Brought up, and read the First time.

I beg to move, "That the Clause he read a Second time."

When in Committee my hon. Friend the Member for Barking (Mr. Hastings) moved an Amendment which dealt with the employment of persons under 18 years of age in bars in the State management area, I found myself so completely in agreement with his arguments that I was able to accept the Amendment. Somewhat to my surprise, immediately thereafter, before the Question could be put, I was pressed by hon. Members on both sides of the Committee not to confine this proposal to bars in State management districts, but to extend it to all the bars in the country. I was very grateful for that expression of opinion, which was unanimous, and I undertook to consider between then and today whether it would be possible to meet that point of view.

Since that time the argument of the Committee has been reinforced by paragraph 275 of the final report of the Cowers Committee which says:
"The Intoxicating Liquor (Sale to Persons under Eighteen) Act, 1923, makes it an offence for a licence-holder to supply liquor to a juvenile, or for a juvenile to buy liquor, for consumption in a bar. We regard it as anomalous that a licence-holder may nevertheless employ a juvenile in a bar; and we recommend that such employment should be prohibited by statute."
That was a striking reinforcement of the view unanimously held on the Committee and I therefore submit this Clause to the House with every confidence.
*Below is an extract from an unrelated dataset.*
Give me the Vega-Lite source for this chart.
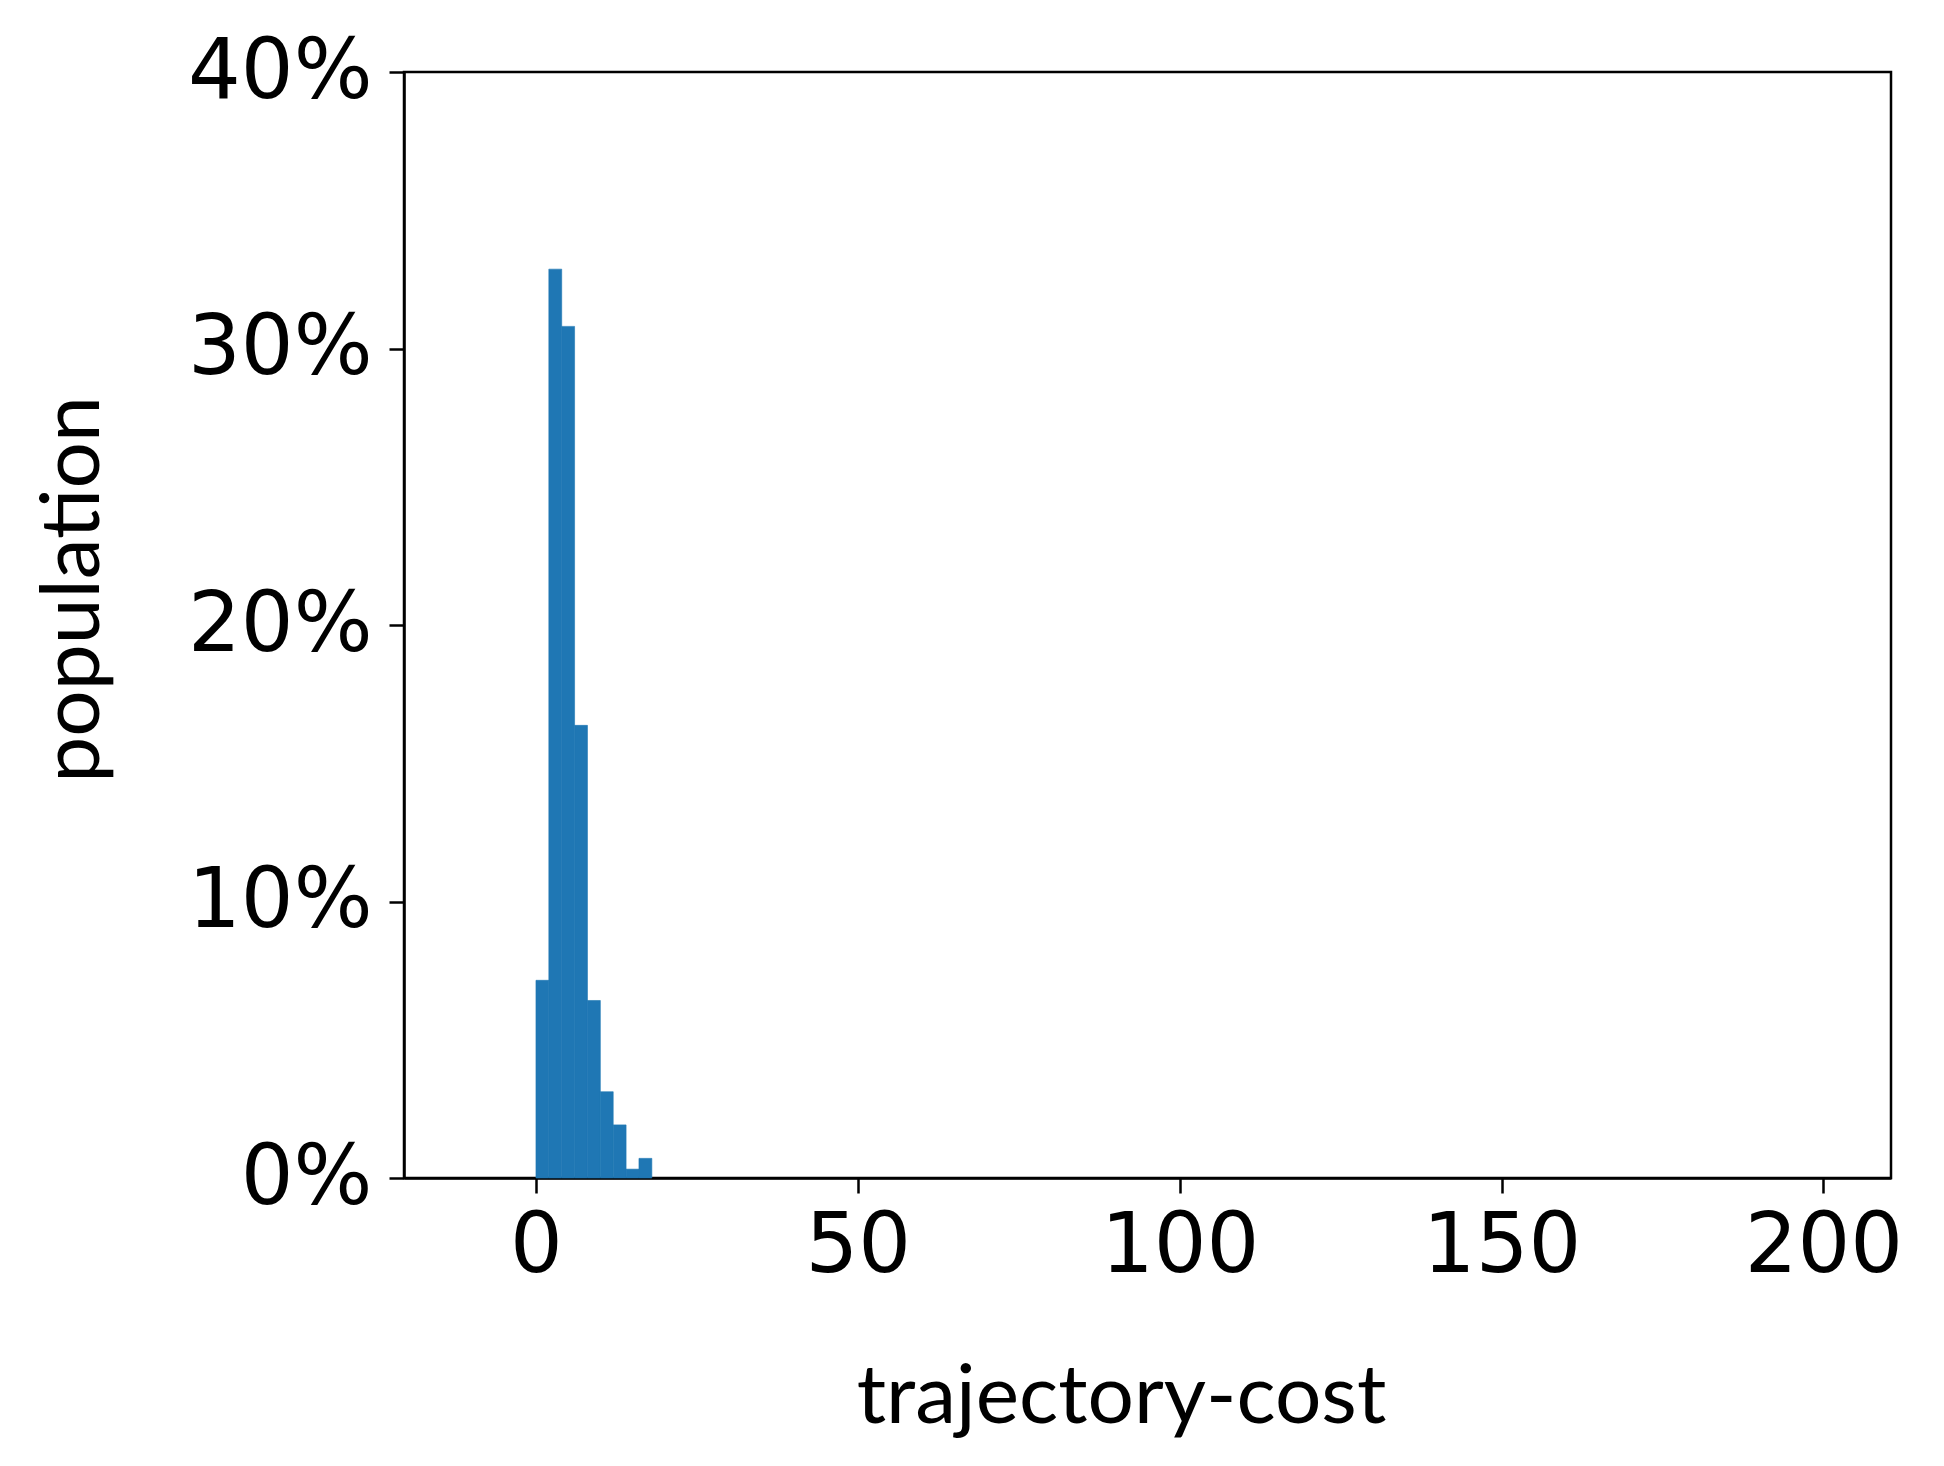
{
  "$schema": "https://vega.github.io/schema/vega-lite/v6.json",
  "autosize": {"type": "none"},
  "width": 1487,
  "height": 1106,
  "padding": {"left": 404, "top": 72, "right": 53, "bottom": 288},
  "background": "white",
  "config": {
    "view": {"stroke": "black", "strokeWidth": 2.5},
    "axis": {
      "grid": false,
      "domainColor": "black",
      "domainWidth": 2.5,
      "tickColor": "black",
      "tickWidth": 2.5,
      "tickSize": 15,
      "labelFont": "DejaVu Sans",
      "labelFontSize": 83,
      "labelColor": "black",
      "labelLimit": 0,
      "titleFont": "Lato",
      "titleFontSize": 82,
      "titleFontWeight": "normal",
      "titleColor": "black"
    }
  },
  "data": {
    "values": [
      {"bin_start": 0, "bin_end": 2, "share": 0.0715},
      {"bin_start": 2, "bin_end": 4, "share": 0.3287},
      {"bin_start": 4, "bin_end": 6, "share": 0.308},
      {"bin_start": 6, "bin_end": 8, "share": 0.1637},
      {"bin_start": 8, "bin_end": 10, "share": 0.0642},
      {"bin_start": 10, "bin_end": 12, "share": 0.0312},
      {"bin_start": 12, "bin_end": 14, "share": 0.0192},
      {"bin_start": 14, "bin_end": 16, "share": 0.0032},
      {"bin_start": 16, "bin_end": 18, "share": 0.0071}
    ]
  },
  "mark": {"type": "rect", "color": "#1f77b4", "stroke": "#1f77b4", "strokeWidth": 0.6},
  "encoding": {
    "x": {
      "field": "bin_start",
      "type": "quantitative",
      "scale": {"domain": [-20.5, 210.5], "nice": false, "zero": false},
      "axis": {
        "title": "trajectory-cost",
        "values": [0, 50, 100, 150, 200],
        "labelPadding": 12,
        "labelFlush": false,
        "titleX": 717,
        "titleY": 244,
        "titleAlign": "center",
        "titleBaseline": "alphabetic",
        "titleAnchor": null
      }
    },
    "x2": {"field": "bin_end"},
    "y": {
      "field": "share",
      "type": "quantitative",
      "scale": {"domain": [0, 0.4], "nice": false},
      "axis": {
        "title": "population",
        "values": [0, 0.1, 0.2, 0.3, 0.4],
        "format": ".0%",
        "labelPadding": 17,
        "labelFlush": false,
        "titleAngle": 270,
        "titleX": -306,
        "titleY": 517,
        "titleAlign": "center",
        "titleBaseline": "alphabetic"
      }
    },
    "y2": {"datum": 0}
  }
}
I wish very warmly to thank my right hon. Friend for including this Clause in the Bill. It seemed to me when I proposed the original Clause that it was very anomalous that while persons uncles 18 were not permitted to purchase liquor, or to take liquor in a bar, yet those under that age were permitted to sell it. Accordingly, I tried, with some help, to draft a suitable Amendment, but clearly my Amendment was much too short and was not put in legal form. Now I read an extended and much more complicated Amendment, Section 4 of which begins:

"Where in any proceedings under this section it is alleged that a person was at any time under the age of eighteen …."
That is probably the legal phrase for meaning that an individual concerned is over 18. I should have put it differently, but no doubt that is the proper legal phraseology. Clearly it means what I meant in my Amendment, and therefore I am very grateful to the right hon. Gentleman for accepting it and being willing to make it part of the Bill.

I wish to welcome this new Clause and to say how glad I am that the Home Secretary has been able to include it in this Bill. As he may remember, I had considerable correspondence with him on this subject a year or two ago, and he said he would seek an early opportunity to provide legislation.

Question put, and agreed to.

Clause read a Second time, and added to the Bill.